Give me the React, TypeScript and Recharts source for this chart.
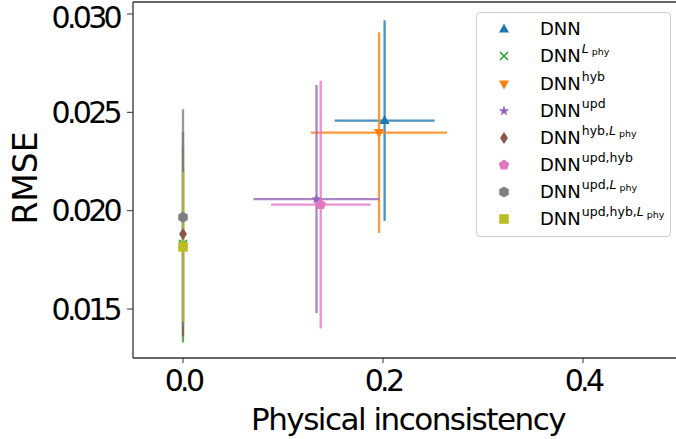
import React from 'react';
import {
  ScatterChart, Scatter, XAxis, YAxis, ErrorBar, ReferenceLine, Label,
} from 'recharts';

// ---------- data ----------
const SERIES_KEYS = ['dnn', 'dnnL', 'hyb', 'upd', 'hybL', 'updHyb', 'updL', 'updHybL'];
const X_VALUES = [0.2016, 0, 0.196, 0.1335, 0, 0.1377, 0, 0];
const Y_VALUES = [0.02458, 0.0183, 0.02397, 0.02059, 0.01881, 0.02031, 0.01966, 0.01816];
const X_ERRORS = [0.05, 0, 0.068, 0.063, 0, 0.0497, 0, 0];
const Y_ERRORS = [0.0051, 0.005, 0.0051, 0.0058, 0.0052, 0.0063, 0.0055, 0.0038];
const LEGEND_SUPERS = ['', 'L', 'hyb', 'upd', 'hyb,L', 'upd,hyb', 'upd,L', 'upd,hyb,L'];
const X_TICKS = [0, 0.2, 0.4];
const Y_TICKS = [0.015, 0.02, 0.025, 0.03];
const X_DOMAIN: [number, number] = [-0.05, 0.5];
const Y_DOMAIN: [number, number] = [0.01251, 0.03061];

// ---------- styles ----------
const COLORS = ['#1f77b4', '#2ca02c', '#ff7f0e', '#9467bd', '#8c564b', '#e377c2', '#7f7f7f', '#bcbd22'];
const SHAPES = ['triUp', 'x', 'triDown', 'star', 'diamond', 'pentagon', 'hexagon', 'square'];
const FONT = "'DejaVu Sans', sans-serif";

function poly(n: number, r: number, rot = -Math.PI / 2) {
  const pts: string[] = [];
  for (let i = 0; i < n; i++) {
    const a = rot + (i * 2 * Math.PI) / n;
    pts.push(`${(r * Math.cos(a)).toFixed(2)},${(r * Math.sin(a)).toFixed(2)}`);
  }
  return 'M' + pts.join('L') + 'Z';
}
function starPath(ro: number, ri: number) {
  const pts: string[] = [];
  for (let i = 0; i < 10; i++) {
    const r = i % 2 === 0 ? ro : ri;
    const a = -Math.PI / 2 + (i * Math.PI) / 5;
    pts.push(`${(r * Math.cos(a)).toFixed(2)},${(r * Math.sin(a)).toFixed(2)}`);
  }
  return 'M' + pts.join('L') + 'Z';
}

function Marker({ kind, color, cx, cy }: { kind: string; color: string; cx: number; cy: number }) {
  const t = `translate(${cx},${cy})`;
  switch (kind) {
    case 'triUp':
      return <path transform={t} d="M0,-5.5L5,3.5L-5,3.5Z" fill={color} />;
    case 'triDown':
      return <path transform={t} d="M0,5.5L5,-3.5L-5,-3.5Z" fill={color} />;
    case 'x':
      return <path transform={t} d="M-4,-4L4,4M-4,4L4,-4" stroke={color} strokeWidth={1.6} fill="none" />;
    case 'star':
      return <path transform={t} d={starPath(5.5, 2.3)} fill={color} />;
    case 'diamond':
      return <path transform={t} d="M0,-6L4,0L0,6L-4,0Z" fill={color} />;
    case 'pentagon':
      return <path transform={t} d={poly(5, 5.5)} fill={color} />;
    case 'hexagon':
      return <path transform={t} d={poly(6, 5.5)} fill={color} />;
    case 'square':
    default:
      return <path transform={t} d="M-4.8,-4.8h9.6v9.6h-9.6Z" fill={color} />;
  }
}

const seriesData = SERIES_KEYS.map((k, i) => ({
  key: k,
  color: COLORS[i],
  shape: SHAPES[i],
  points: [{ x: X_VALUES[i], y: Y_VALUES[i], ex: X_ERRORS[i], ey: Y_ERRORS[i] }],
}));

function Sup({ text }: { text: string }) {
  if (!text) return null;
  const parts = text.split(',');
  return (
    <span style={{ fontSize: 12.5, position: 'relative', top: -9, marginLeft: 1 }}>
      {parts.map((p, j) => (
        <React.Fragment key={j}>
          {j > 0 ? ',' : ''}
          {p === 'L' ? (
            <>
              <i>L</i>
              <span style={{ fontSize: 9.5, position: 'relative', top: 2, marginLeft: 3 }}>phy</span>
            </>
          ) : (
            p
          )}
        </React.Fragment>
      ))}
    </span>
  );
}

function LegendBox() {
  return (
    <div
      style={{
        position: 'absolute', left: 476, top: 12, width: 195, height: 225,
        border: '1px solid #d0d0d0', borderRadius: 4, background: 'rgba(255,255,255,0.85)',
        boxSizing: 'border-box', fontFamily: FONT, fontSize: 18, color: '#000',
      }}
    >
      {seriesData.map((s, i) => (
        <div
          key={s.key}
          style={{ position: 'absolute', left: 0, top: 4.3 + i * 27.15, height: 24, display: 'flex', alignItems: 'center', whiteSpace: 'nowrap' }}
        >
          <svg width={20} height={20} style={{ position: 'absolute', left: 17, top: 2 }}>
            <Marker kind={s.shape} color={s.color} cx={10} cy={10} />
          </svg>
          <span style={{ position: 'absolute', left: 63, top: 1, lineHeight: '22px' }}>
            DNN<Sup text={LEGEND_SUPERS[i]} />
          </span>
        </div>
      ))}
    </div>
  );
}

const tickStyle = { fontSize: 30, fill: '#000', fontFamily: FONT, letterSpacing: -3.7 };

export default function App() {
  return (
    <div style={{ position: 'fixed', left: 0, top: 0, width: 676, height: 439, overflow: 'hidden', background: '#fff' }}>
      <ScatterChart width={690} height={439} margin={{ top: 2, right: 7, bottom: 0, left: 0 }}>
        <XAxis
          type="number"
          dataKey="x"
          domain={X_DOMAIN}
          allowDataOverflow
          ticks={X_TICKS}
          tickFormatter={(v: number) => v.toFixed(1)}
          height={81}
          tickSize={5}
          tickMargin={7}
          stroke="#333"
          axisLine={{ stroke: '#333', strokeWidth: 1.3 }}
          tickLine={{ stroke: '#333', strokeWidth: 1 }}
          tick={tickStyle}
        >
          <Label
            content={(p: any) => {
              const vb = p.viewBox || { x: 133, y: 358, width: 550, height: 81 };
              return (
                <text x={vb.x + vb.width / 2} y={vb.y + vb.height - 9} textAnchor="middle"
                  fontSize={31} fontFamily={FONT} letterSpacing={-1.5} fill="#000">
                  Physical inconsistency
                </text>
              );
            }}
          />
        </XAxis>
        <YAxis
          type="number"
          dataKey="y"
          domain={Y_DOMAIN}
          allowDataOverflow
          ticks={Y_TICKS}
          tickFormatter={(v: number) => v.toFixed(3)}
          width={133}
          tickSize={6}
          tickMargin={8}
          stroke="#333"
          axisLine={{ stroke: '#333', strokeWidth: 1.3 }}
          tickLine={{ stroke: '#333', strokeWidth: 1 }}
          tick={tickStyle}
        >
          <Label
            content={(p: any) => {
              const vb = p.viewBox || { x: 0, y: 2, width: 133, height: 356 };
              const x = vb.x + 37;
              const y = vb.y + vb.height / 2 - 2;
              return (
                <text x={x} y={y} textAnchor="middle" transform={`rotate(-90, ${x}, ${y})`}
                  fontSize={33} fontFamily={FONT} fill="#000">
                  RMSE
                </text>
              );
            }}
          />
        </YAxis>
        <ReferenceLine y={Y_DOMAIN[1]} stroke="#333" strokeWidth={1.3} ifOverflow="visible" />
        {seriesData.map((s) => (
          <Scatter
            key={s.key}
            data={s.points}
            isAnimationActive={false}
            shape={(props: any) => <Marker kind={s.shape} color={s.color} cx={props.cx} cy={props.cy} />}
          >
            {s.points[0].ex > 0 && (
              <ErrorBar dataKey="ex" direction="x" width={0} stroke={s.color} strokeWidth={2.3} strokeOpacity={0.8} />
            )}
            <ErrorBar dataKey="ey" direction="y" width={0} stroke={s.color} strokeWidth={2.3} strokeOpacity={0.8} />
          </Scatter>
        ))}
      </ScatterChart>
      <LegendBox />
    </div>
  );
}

------------

> **EXERCISE PROMPT**
Find and copy each line above that includes the string "React".

> **ANSWER BELOW**
Give me the React, TypeScript and Recharts source for this chart.
import React from 'react';
        <React.Fragment key={j}>
        </React.Fragment>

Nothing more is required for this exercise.